The second bullet is irrelevant to the discussion, as root has access to anything:

   - A queue runner process retains root privilege throughout its
     execution. Its job is to fork a controlled sequence of
     delivery processes.

The third bullet lumps a bunch of things together. This requires really careful reading to break out the handling of the various subprocesses:
   - A delivery process retains root privilege throughout most of its
     execution, but any actual deliveries (that is, the transports
     themselves) are run in subprocesses which always change to a
     non-root uid and gid. For local deliveries this is typically
     the uid and gid of the owner of the mailbox; for remote
     deliveries, the Exim uid and gid are used. Once all the
     delivery subprocesses have been run, a delivery process
     changes to the Exim uid and gid while doing post-delivery
     tidying up such as updating the retry database and generating
     bounce and warning messages.
(Subsequent bullets irrelevant)

The only fragment of bullet three relating to this discussion is:
"for remote deliveries, the Exim uid and gid are used".

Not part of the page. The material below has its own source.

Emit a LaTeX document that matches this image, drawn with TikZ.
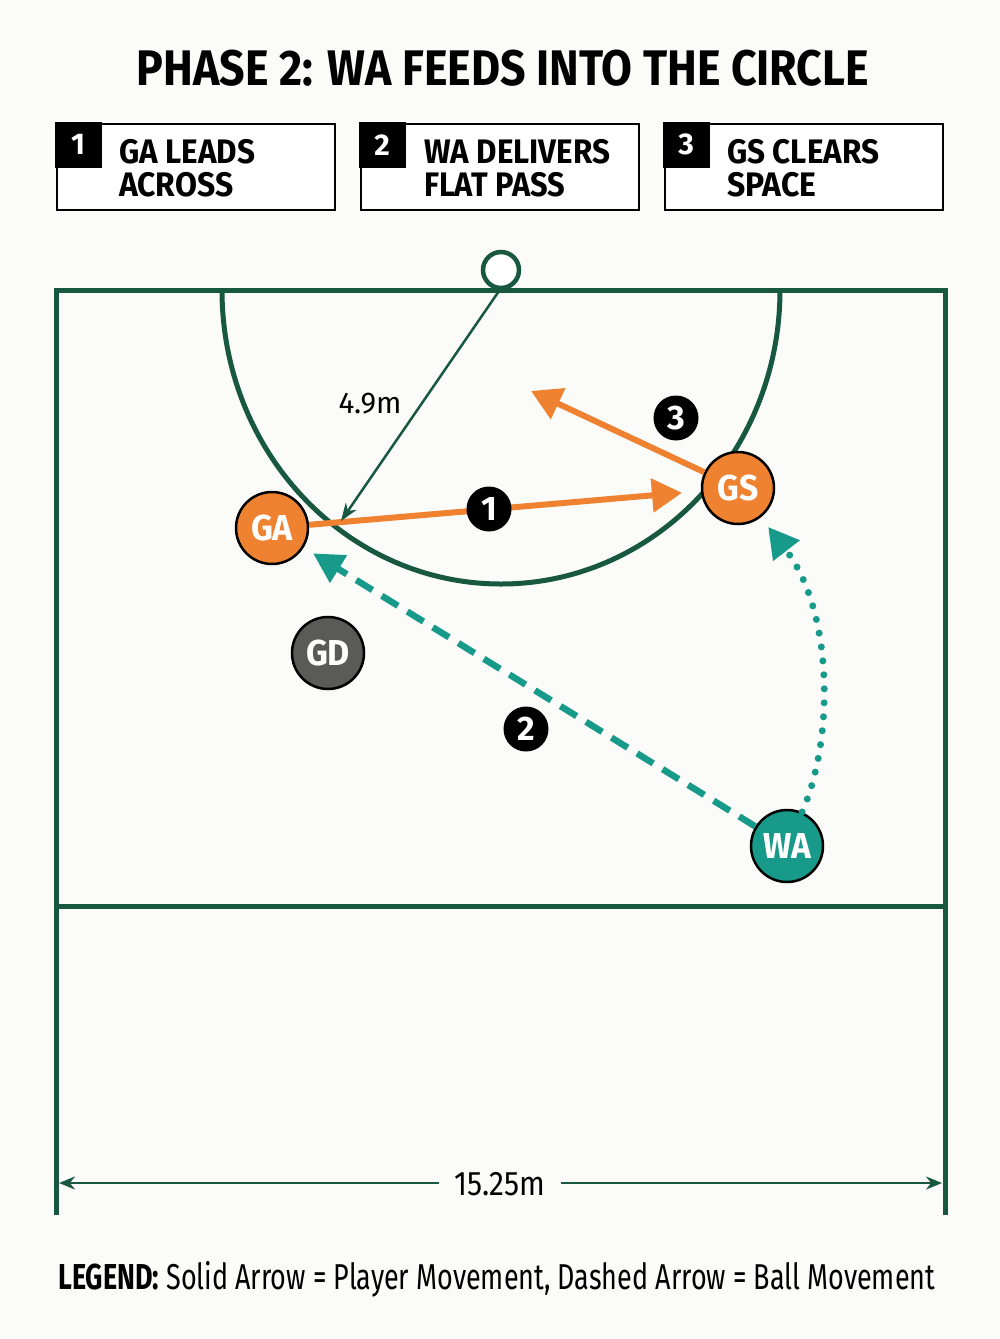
\documentclass[tikz,border=0pt]{standalone}
\usepackage{fontspec}
\setmainfont{Fira Sans}
\usepackage{graphicx}
\usetikzlibrary{arrows.meta}
\definecolor{court}{RGB}{24,88,64}
\definecolor{orng}{RGB}{238,130,48}
\definecolor{tealc}{RGB}{24,154,138}
\definecolor{gdgrey}{RGB}{90,90,88}
\definecolor{bgc}{RGB}{251,251,249}
\newcommand\fitw[2]{\resizebox{#1pt}{\height}{#2}}
\begin{document}
\begin{tikzpicture}[x=1pt,y=-1pt,
  player/.style={circle, draw=black, line width=2.5pt, minimum size=72pt, inner sep=0pt, text=white, font=\fontsize{36}{36}\selectfont\bfseries},
  badge/.style={circle, fill=black, minimum size=45pt, inner sep=0pt, text=white, font=\fontsize{34}{34}\selectfont\bfseries},
  infobox/.style={draw=black, line width=2.5pt, minimum width=278pt, minimum height=86pt, inner sep=0pt, fill=white},
  tabbox/.style={fill=black, minimum width=47pt, minimum height=46pt, inner sep=0pt, text=white, font=\fontsize{30}{30}\selectfont\bfseries},
  boxtext/.style={anchor=base west, inner sep=0pt, font=\fontsize{34}{34}\selectfont\bfseries},
  courtline/.style={draw=court, line width=5pt},
  move/.style={draw=orng, line width=6pt, -{Triangle[length=30pt,width=33pt]}},
  pass/.style={draw=tealc, line width=6.5pt, dash pattern=on 19pt off 11pt, -{Triangle[length=30pt,width=31pt]}},
  dotpass/.style={draw=tealc, line width=7pt, line cap=round, dash pattern=on 0pt off 14pt, -{Triangle[length=30pt,width=32pt]}},
  radiusline/.style={draw=court, line width=2.5pt, -{Stealth[length=18pt,width=13pt]}},
  dimline/.style={draw=court, line width=2.5pt},
  label/.style={inner sep=0pt}
]
% background / bounding box
\fill[bgc] (0,0) rectangle (1000,1339);
\useasboundingbox (0,0) rectangle (1000,1339);

% title
\node[label, anchor=base, font=\fontsize{50}{50}\selectfont\bfseries] (title) at (503,85) {\fitw{732}{PHASE 2: WA FEEDS INTO THE CIRCLE}};

% step boxes
\node[infobox] (b1) at (196,167) {};
\node[infobox] (b2) at (500,167) {};
\node[infobox] (b3) at (804,167) {};
\node[tabbox, anchor=north west] (t1) at ([xshift=-1.25pt,yshift=1.25pt]b1.north west) {1};
\node[tabbox, anchor=north west] (t2) at ([xshift=-1.25pt,yshift=1.25pt]b2.north west) {2};
\node[tabbox, anchor=north west] (t3) at ([xshift=-1.25pt,yshift=1.25pt]b3.north west) {3};
\node[boxtext] (b1a) at (119,163) {\fitw{136}{GA LEADS}};
\node[boxtext] (b1b) at (119,196) {\fitw{114}{ACROSS}};
\node[boxtext] (b2a) at (424,163) {\fitw{186}{WA DELIVERS}};
\node[boxtext] (b2b) at (424,196) {\fitw{141}{FLAT PASS}};
\node[boxtext] (b3a) at (727,163) {\fitw{152}{GS CLEARS}};
\node[boxtext] (b3b) at (727,196) {\fitw{89}{SPACE}};

% court
\draw[courtline] (56,1215) -- (56,290) -- (945,290) -- (945,1215);
\draw[courtline] (56,906) -- (945,906);
\draw[courtline] (222,290) arc[start angle=180, end angle=0, x radius=279, y radius=294];
\node[circle, draw=court, line width=4.5pt, fill=white, minimum size=36pt, inner sep=0pt] (goal) at (501,270) {};
\coordinate (gc) at (499,291);
\coordinate (rtip) at (341,521);

% players
\node[player, fill=orng] (GA) at (272,528) {\fitw{42}{GA}};
\node[player, fill=orng] (GS) at (738,488) {\fitw{41}{GS}};
\node[player, fill=gdgrey] (GD) at (328,653) {\fitw{44}{GD}};
\node[player, fill=tealc] (WA) at (787,846) {\fitw{48}{WA}};
\coordinate (gs3) at (531,391);

% movements
\draw[move, shorten >=19pt] (GA) -- (GS);
\draw[move] (GS) -- (gs3);
\draw[pass, shorten >=11pt] (WA) -- (GA);
\draw[dotpass, shorten >=12pt] (WA) .. controls (834,740) and (834,612) .. (GS);
\draw[radiusline] (gc) -- (rtip);
\node[label, anchor=base, font=\fontsize{30}{30}\selectfont] (rlbl) at (370,413) {\fitw{63}{4.9m}};

% badges
\node[badge] (n1) at (489,509) {1};
\node[badge] (n2) at (526,729) {2};
\node[badge] (n3) at (676,418) {3};

% width dimension
\coordinate (dimL) at (59,1183);
\coordinate (dimR) at (942,1183);
\node[inner xsep=15pt, inner ysep=0pt, anchor=base, font=\fontsize{34}{34}\selectfont] (dimlbl) at (500,1195) {\fitw{91}{15.25m}};
\draw[dimline, -{Stealth[length=16pt,width=13pt]}] (dimlbl.west |- dimL) -- (dimL);
\draw[dimline, -{Stealth[length=16pt,width=13pt]}] (dimlbl.east |- dimR) -- (dimR);

% legend
\node[label, anchor=base west, font=\fontsize{36}{36}\selectfont] (legend) at (58,1289) {\fitw{877}{\textbf{LEGEND:} Solid Arrow = Player Movement, Dashed Arrow = Ball Movement}};
\end{tikzpicture}
\end{document}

While this wording admittedly doesn't state categorically that initgroups() WILL be called, the sheer brevity of the statement and lack of any explicit statement to the contrary certainly IMPLIES initgroups() will be called. There is certainly no obvious reason from an external user perspective for the code to deliberately go out of its way to prevent access to data via group membership when (as explicitly explained in the first bullet) it is so obviously normally expected *nix behavior.

In summary, this seems an obvious BUG, with a workaround fortunately provided by the initgroups transport option.

But, if thr current smtp transport design is unavoidable because of some quirk of the internal code structure, then that fact should be explained in detail in chapter 55, chapter 24, and chapter 30. It should be explained that normal *nix group behavior does not apply to the smtp transports "because ..." and explain that the initgroups option can be used to workaround the issue. And, in that case, the default configuration for remote_smtp should include the initgroups option and an explanation as to why. And Chapter 30 should also discuss the need for the initgroups option.